Jamaica’s tourism recovery slowed in the first two months of 2022, as indicated by airport traffic passing through the country’s two international Airports shows.
The Sangster International Airport handled a total of 274,700 incoming and outgoing passengers in February 2022, just 2.7 percent ahead of the 267,300 in January 2022, but total passenger movements in February 2022 was 67.6 percent of the 406,400 handled in February 2019 and 64.3 percent of the 426,700 passengers handled in February 2020. The Montego Bay Airport handled just 75,600 passenger movements in February 2021, following the reopening of the country to international travel in June of 2020.
For the first two months of 2022, total passenger movements through the Sangster International Airport, increased 209.2 percent, from 175,300 in 2021 to 542,000 and representing 64 percent of the 846,200 passenger movements handled in the first two months of 2019, according to Aeroportuario del Pacifico, which manages the airports in Montego Bay and Kingston, report shows.
The Kingston Norman Manley International Airport recorded a decrease of 15 percent in February this year from January, from 91,200 to 77,500 total incoming and outgoing passengers in February 2022, well off the 122,600 passenger movements in February 2020, but up from just 30,100 passengers in February 2021. For the first two months of 2022 total passengers passing through Kingston grow by 114.1 percent, from 78,800 in 2021 to 168,700 in 2022.
The growth for the island slowed markedly from a fall of 20.6 percent in December last year and 25 percent in November compared to 2019.  Arrivals and departures of 281,115 in December 2019 slipped to 223,333 in December 2021, but last year December was well up on 2020 at just 90,164.
Sounds out of the industry suggest that March is performing very well. “The tourism sector is back on track with another record weekend of stopover arrivals, with close to 35,000 visitors coming through the Sangster and Norman Manley international airports combined, between Thursday, March 10 and Sunday, March 13,” Minister Bartlett stated recently.
This number tops the combined 30,000 arrivals the previous weekend, with Sangster International accounting for 27,000 visitors. Jamaica continues to be the destination of choice in the Caribbean and based on projections, Minister Bartlett says “we expect that this March will be the strongest in terms of arrivals since the pandemic disrupted worldwide tourism in 2020 and we expect in excess of 200,000 coming to Jamaica for the month.”

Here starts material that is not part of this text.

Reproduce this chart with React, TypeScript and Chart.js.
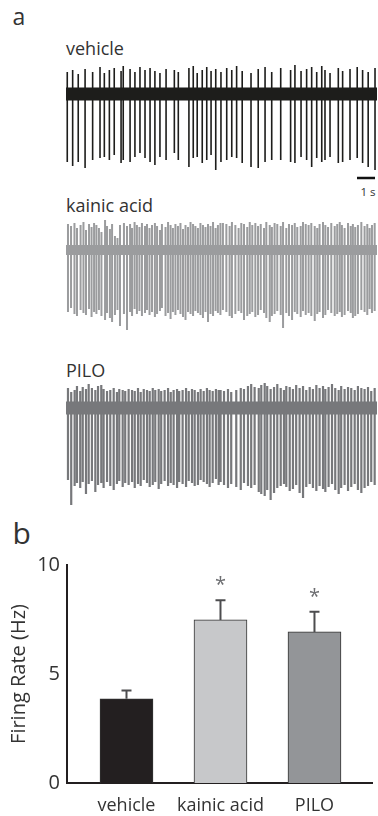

Continued improvement in tourist arrivals

Stopover visitor arrivals to Jamaica jumped 39.5 percent to 970,435 for the first nine months of 2021, from 695,721 in the first nine months last year and is 52 percent below the 2,020,508 stopovers arrivals in the first nine months of 2019.

Tourism is Jamaica’s bouncing back.

September quarter arrivals grew to 437,890 from 114,402 last year but are 30.5 down on the 629,825 in 2019, a significant improvement over the 45.6 percent drop in the June quarter over 2019.
Preliminary data show that the improvement in arrivals continued into October and November, with the latter figures suggesting that the decline against 2019 is now down to just 22 percent.
For Jamaica, stopover arrivals in September this year fell 30.4 percent to 100,654 from 144,583 in September 2019 but are 251 percent ahead of the 28,648 arrivals in September last year, shortly after the industry reopened to international visitors. Data from the Jamaica Tourist Board show that the September numbers are 34.4 percent lower than the 153,360 stopovers in August.
Unfortunately, the Jamaica Tourist Board continues the bad practice of not releasing arrivals numbers to the public on a timely basis. Accordingly, neither October nor November numbers are yet released. The tourist board should move to a two-pronged approach to releasing the data. First, they should provide the country with the arrival numbers and later release the report as they currently do.